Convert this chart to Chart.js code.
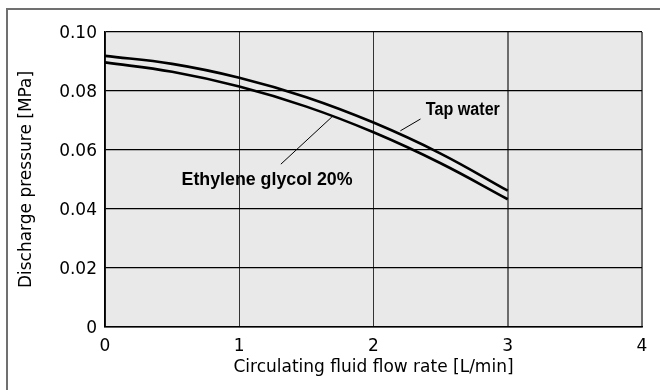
<!DOCTYPE html>
<html>
<head>
<meta charset="utf-8">
<script src="https://cdn.jsdelivr.net/npm/chart.js@4/dist/chart.umd.min.js"></script>
<style>
  html, body { margin: 0; padding: 0; background: #fff; }
  #wrap { width: 660px; height: 390px; }
</style>
</head>
<body>
<div id="wrap"><canvas id="pump"></canvas></div>
<script>
// flow rate [L/min] and discharge pressure [MPa]
const flowRates = [0, 0.5, 1, 1.5, 2, 2.5, 3];
const tapWater = [0.0919, 0.0892, 0.0845, 0.0779, 0.0693, 0.0588, 0.0462];
const glycol20 = [0.0897, 0.0865, 0.0815, 0.0747, 0.066, 0.0555, 0.0433];
const xTicks = [0, 1, 2, 3, 4];
const yTicks = [0, 0.02, 0.04, 0.06, 0.08, 0.10];

const toPoints = (ys) => flowRates.map((x, i) => ({ x, y: ys[i] }));

// grey plot fill + the partial outer frame
const framePlugin = {
  id: "frame",
  beforeDraw(chart) {
    const { ctx, chartArea: a } = chart;
    ctx.save();
    ctx.fillStyle = "#e8e9e8";
    ctx.fillRect(a.left, a.top, a.right - a.left, a.bottom - a.top);
    ctx.strokeStyle = "#707070";
    ctx.lineWidth = 2;
    ctx.beginPath();
    ctx.moveTo(7, 390);
    ctx.lineTo(7, 9);
    ctx.lineTo(660, 9);
    ctx.stroke();
    ctx.restore();
  },
};

// curve labels with their leader lines
const labelPlugin = {
  id: "curveLabels",
  afterDatasetsDraw(chart) {
    const { ctx, scales } = chart;
    const px = (x) => scales.x.getPixelForValue(x);
    const py = (y) => scales.y.getPixelForValue(y);
    ctx.save();
    ctx.strokeStyle = "#000";
    ctx.lineWidth = 1;
    ctx.beginPath();
    ctx.moveTo(px(2.35), py(0.0705));
    ctx.lineTo(px(2.2), py(0.0665));
    ctx.moveTo(px(1.31), py(0.0552));
    ctx.lineTo(px(1.69), py(0.0712));
    ctx.stroke();
    ctx.fillStyle = "#000";
    ctx.font = "bold 18px 'Liberation Sans', Arial, sans-serif";
    ctx.textBaseline = "middle";
    ctx.textAlign = "left";
    ctx.fillText("Tap water", px(2.39), py(0.0735), 74);
    ctx.fillText("Ethylene glycol 20%", px(0.57), py(0.0497), 171);
    ctx.restore();
  },
};

const tickFont = { family: "'DejaVu Sans', sans-serif", size: 17 };
const titleFont = { family: "'DejaVu Sans', sans-serif", size: 17 };

new Chart(document.getElementById("pump"), {
  type: "line",
  data: {
    datasets: [
      { label: "Tap water", data: toPoints(tapWater) },
      { label: "Ethylene glycol 20%", data: toPoints(glycol20) },
    ].map((d) => ({
      ...d,
      borderColor: "#000",
      borderWidth: 2.6,
      pointRadius: 0,
      tension: 0.4,
      fill: false,
    })),
  },
  options: {
    responsive: true,
    maintainAspectRatio: false,
    animation: false,
    layout: { padding: { left: 0, top: 32, right: 18, bottom: 0 } },
    plugins: { legend: { display: false }, tooltip: { enabled: false } },
    scales: {
      x: {
        type: "linear",
        min: 0,
        max: 4,
        afterBuildTicks: (s) => { s.ticks = xTicks.map((v) => ({ value: v })); },
        afterFit: (s) => { s.height = 63; },
        ticks: { color: "#000", font: tickFont, padding: 9 },
        grid: {
          drawTicks: false,
          color: (c) => (c.tick && c.tick.value >= 3 ? "#6c6c6c" : "#333"),
          lineWidth: (c) => (c.tick && c.tick.value >= 3 ? 2 : 1),
        },
        border: { color: "#000", width: 1.5 },
        title: {
          display: true,
          text: "Circulating fluid flow rate [L/min]",
          color: "#000",
          font: titleFont,
          padding: { top: 0, bottom: 12 },
        },
      },
      y: {
        min: 0,
        max: 0.1,
        afterBuildTicks: (s) => { s.ticks = yTicks.map((v) => ({ value: v })); },
        afterFit: (s) => { s.width = 105; },
        ticks: {
          color: "#000",
          font: tickFont,
          padding: 8,
          labelOffset: 2,
          callback: (v) => (v === 0 ? "0" : v.toFixed(2)),
        },
        grid: { drawTicks: false, color: "#000", lineWidth: 1.3 },
        border: { color: "#000", width: 1.5 },
        title: {
          display: true,
          text: "Discharge pressure [MPa]",
          color: "#000",
          font: titleFont,
          padding: { top: 16, bottom: 0 },
        },
      },
    },
  },
  plugins: [framePlugin, labelPlugin],
});
</script>
</body>
</html>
********
• **WHAT YOU ARE ASKED TO DO**
Copy out all of the data word for word. Do not carry over any picture.

• **WRITTEN SOLUTION**
Convert this chart to Chart.js code.
<!DOCTYPE html>
<html>
<head>
<meta charset="utf-8">
<script src="https://cdn.jsdelivr.net/npm/chart.js@4/dist/chart.umd.min.js"></script>
<style>
  html, body { margin: 0; padding: 0; background: #fff; }
  #wrap { width: 660px; height: 390px; }
</style>
</head>
<body>
<div id="wrap"><canvas id="pump"></canvas></div>
<script>
// flow rate [L/min] and discharge pressure [MPa]
const flowRates = [0, 0.5, 1, 1.5, 2, 2.5, 3];
const tapWater = [0.0919, 0.0892, 0.0845, 0.0779, 0.0693, 0.0588, 0.0462];
const glycol20 = [0.0897, 0.0865, 0.0815, 0.0747, 0.066, 0.0555, 0.0433];
const xTicks = [0, 1, 2, 3, 4];
const yTicks = [0, 0.02, 0.04, 0.06, 0.08, 0.10];

const toPoints = (ys) => flowRates.map((x, i) => ({ x, y: ys[i] }));

// grey plot fill + the partial outer frame
const framePlugin = {
  id: "frame",
  beforeDraw(chart) {
    const { ctx, chartArea: a } = chart;
    ctx.save();
    ctx.fillStyle = "#e8e9e8";
    ctx.fillRect(a.left, a.top, a.right - a.left, a.bottom - a.top);
    ctx.strokeStyle = "#707070";
    ctx.lineWidth = 2;
    ctx.beginPath();
    ctx.moveTo(7, 390);
    ctx.lineTo(7, 9);
    ctx.lineTo(660, 9);
    ctx.stroke();
    ctx.restore();
  },
};

// curve labels with their leader lines
const labelPlugin = {
  id: "curveLabels",
  afterDatasetsDraw(chart) {
    const { ctx, scales } = chart;
    const px = (x) => scales.x.getPixelForValue(x);
    const py = (y) => scales.y.getPixelForValue(y);
    ctx.save();
    ctx.strokeStyle = "#000";
    ctx.lineWidth = 1;
    ctx.beginPath();
    ctx.moveTo(px(2.35), py(0.0705));
    ctx.lineTo(px(2.2), py(0.0665));
    ctx.moveTo(px(1.31), py(0.0552));
    ctx.lineTo(px(1.69), py(0.0712));
    ctx.stroke();
    ctx.fillStyle = "#000";
    ctx.font = "bold 18px 'Liberation Sans', Arial, sans-serif";
    ctx.textBaseline = "middle";
    ctx.textAlign = "left";
    ctx.fillText("Tap water", px(2.39), py(0.0735), 74);
    ctx.fillText("Ethylene glycol 20%", px(0.57), py(0.0497), 171);
    ctx.restore();
  },
};

const tickFont = { family: "'DejaVu Sans', sans-serif", size: 17 };
const titleFont = { family: "'DejaVu Sans', sans-serif", size: 17 };

new Chart(document.getElementById("pump"), {
  type: "line",
  data: {
    datasets: [
      { label: "Tap water", data: toPoints(tapWater) },
      { label: "Ethylene glycol 20%", data: toPoints(glycol20) },
    ].map((d) => ({
      ...d,
      borderColor: "#000",
      borderWidth: 2.6,
      pointRadius: 0,
      tension: 0.4,
      fill: false,
    })),
  },
  options: {
    responsive: true,
    maintainAspectRatio: false,
    animation: false,
    layout: { padding: { left: 0, top: 32, right: 18, bottom: 0 } },
    plugins: { legend: { display: false }, tooltip: { enabled: false } },
    scales: {
      x: {
        type: "linear",
        min: 0,
        max: 4,
        afterBuildTicks: (s) => { s.ticks = xTicks.map((v) => ({ value: v })); },
        afterFit: (s) => { s.height = 63; },
        ticks: { color: "#000", font: tickFont, padding: 9 },
        grid: {
          drawTicks: false,
          color: (c) => (c.tick && c.tick.value >= 3 ? "#6c6c6c" : "#333"),
          lineWidth: (c) => (c.tick && c.tick.value >= 3 ? 2 : 1),
        },
        border: { color: "#000", width: 1.5 },
        title: {
          display: true,
          text: "Circulating fluid flow rate [L/min]",
          color: "#000",
          font: titleFont,
          padding: { top: 0, bottom: 12 },
        },
      },
      y: {
        min: 0,
        max: 0.1,
        afterBuildTicks: (s) => { s.ticks = yTicks.map((v) => ({ value: v })); },
        afterFit: (s) => { s.width = 105; },
        ticks: {
          color: "#000",
          font: tickFont,
          padding: 8,
          labelOffset: 2,
          callback: (v) => (v === 0 ? "0" : v.toFixed(2)),
        },
        grid: { drawTicks: false, color: "#000", lineWidth: 1.3 },
        border: { color: "#000", width: 1.5 },
        title: {
          display: true,
          text: "Discharge pressure [MPa]",
          color: "#000",
          font: titleFont,
          padding: { top: 16, bottom: 0 },
        },
      },
    },
  },
  plugins: [framePlugin, labelPlugin],
});
</script>
</body>
</html>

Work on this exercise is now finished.